One would assume that when an expedition comes to a close, the activities would grind to a halt and the intensity of it all would slacken slightly. However, nothing could be further from the truth on a Mike Horn Young Explorers Program expedition to the Amazon.
We started out the day cruising down the Amazon, burning up the distance to Belem. After a few hours of leisurely boating; if you could call sailing down the largest river in the world in an exploration vessel leisurely, we hit a massive storm, and as 40 knots of wind suddenly hit the rigging and masts of Pangaea, the boat started to heel over. This was tremendously exciting, and all 10 of us young explorers could have been found out on deck, creating sails with our bodies and floating in the breeze.
The storm wrapped up pretty quickly, as has often been the case on this expedition.
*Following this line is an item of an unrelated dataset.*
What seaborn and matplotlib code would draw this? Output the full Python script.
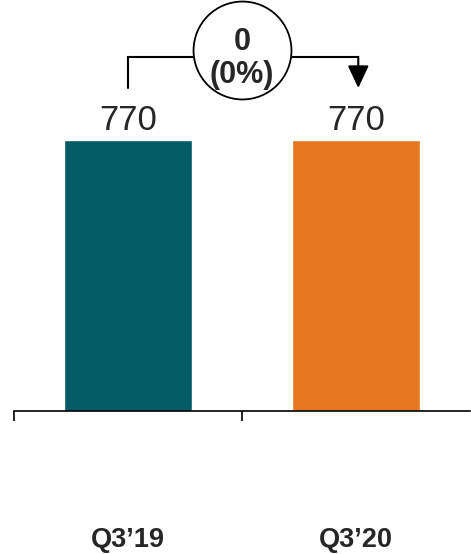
import matplotlib
matplotlib.use("Agg")
import matplotlib.pyplot as plt
import seaborn as sns
import pandas as pd

categories = ["Q3\u201919", "Q3\u201920"]
values = [770, 770]
change_abs = "0"
change_pct = "(0%)"
colors = ["#035C65", "#E87722"]

sns.set_theme(style="white")
plt.rcParams["font.family"] = ["Liberation Sans", "DejaVu Sans"]

W, H = 471, 554
fig = plt.figure(figsize=(W / 100, H / 100), dpi=100)
ax = fig.add_axes([14 / W, (H - 411) / H, (470 - 14) / W, 411 / H])

df = pd.DataFrame({"cat": categories, "val": values})
sns.barplot(data=df, x="cat", y="val", hue="cat", palette=colors, width=0.56,
            saturation=1, legend=False, ax=ax)

ymax = 770 * 411 / 271
ax.set_xlim(-0.5, 1.5)
ax.set_ylim(0, ymax)

for c in ax.containers:
    ax.bar_label(c, labels=[f"{int(round(v)):,}" for v in c.datavalues], padding=2, fontsize=25)

for s in ["top", "right", "left"]:
    ax.spines[s].set_visible(False)
ax.spines["bottom"].set_color("black")
ax.spines["bottom"].set_linewidth(1.2)
ax.set_yticks([])
ax.set_xlabel("")
ax.set_ylabel("")
ax.set_xticks([0, 1])
ax.set_xticklabels(categories, fontsize=19.5, fontweight="bold")
ax.tick_params(axis="x", which="major", length=0, pad=83.5)
ax.set_xticks([-0.5, 0.5], minor=True)
ax.tick_params(axis="x", which="minor", length=7.5, width=1.2, color="black", direction="out", bottom=True)

def ypx(p):
    return (411 - p) / 411 * ymax

# bracket
y_h = ypx(57)
y_l = ypx(88)
ax.plot([0, 0, 0.5], [y_l, y_h, y_h], color="black", lw=1.5, clip_on=False, solid_joinstyle="miter")
ax.plot([0.5, 1.01], [y_h, y_h], color="black", lw=1.5, clip_on=False, solid_joinstyle="miter")
ax.annotate("", xy=(1.01, y_l), xytext=(1.01, y_h + 0.5),
            arrowprops=dict(arrowstyle="-|>,head_length=1.15,head_width=0.54", color="black", lw=1.5,
                            shrinkA=0, shrinkB=0), annotation_clip=False)
ax.plot([0.5], [ypx(49.5)], marker="o", ms=70.5, mfc="white", mec="black", mew=1.3, clip_on=False, zorder=5)
ax.text(0.5, ypx(38.5), change_abs, ha="center", va="center_baseline", fontsize=22, fontweight="bold", zorder=6)
ax.text(0.5, ypx(71.5), change_pct, ha="center", va="center_baseline", fontsize=22, fontweight="bold", zorder=6)

fig.savefig("out.png", dpi=100)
We then pushed on until we arrived at an island that was 1km across and 4km wide. Mike gathered us all into the conference room, sat us down, and told us that we were going to have to cross it solo. My chest suddenly surged with excitement and joy, understanding that this would be a culmination of the best experience of our life. Mike then said we would have the possibility to partner up, and the room was then split in half, with one side solo hopefuls, the other side team players.
I must confess that I was one of the prospective solos, and although I thought that Mike wanted us to go alone, he was really just testing us to see who was brave but irrational, and who was sensible and would go on to survive many expeditions. In the end, we all set out together into dense, tropical primary rainforest. In ten minutes, we advanced 5 meters through the bush, and I was shocked to think that at an earlier point in the night I cold have gone on alone. There is a reason why Mike Horn is as of yet the only man to walk along the Amazon, and there is still so much I can learn from him as our expedition draws to a close.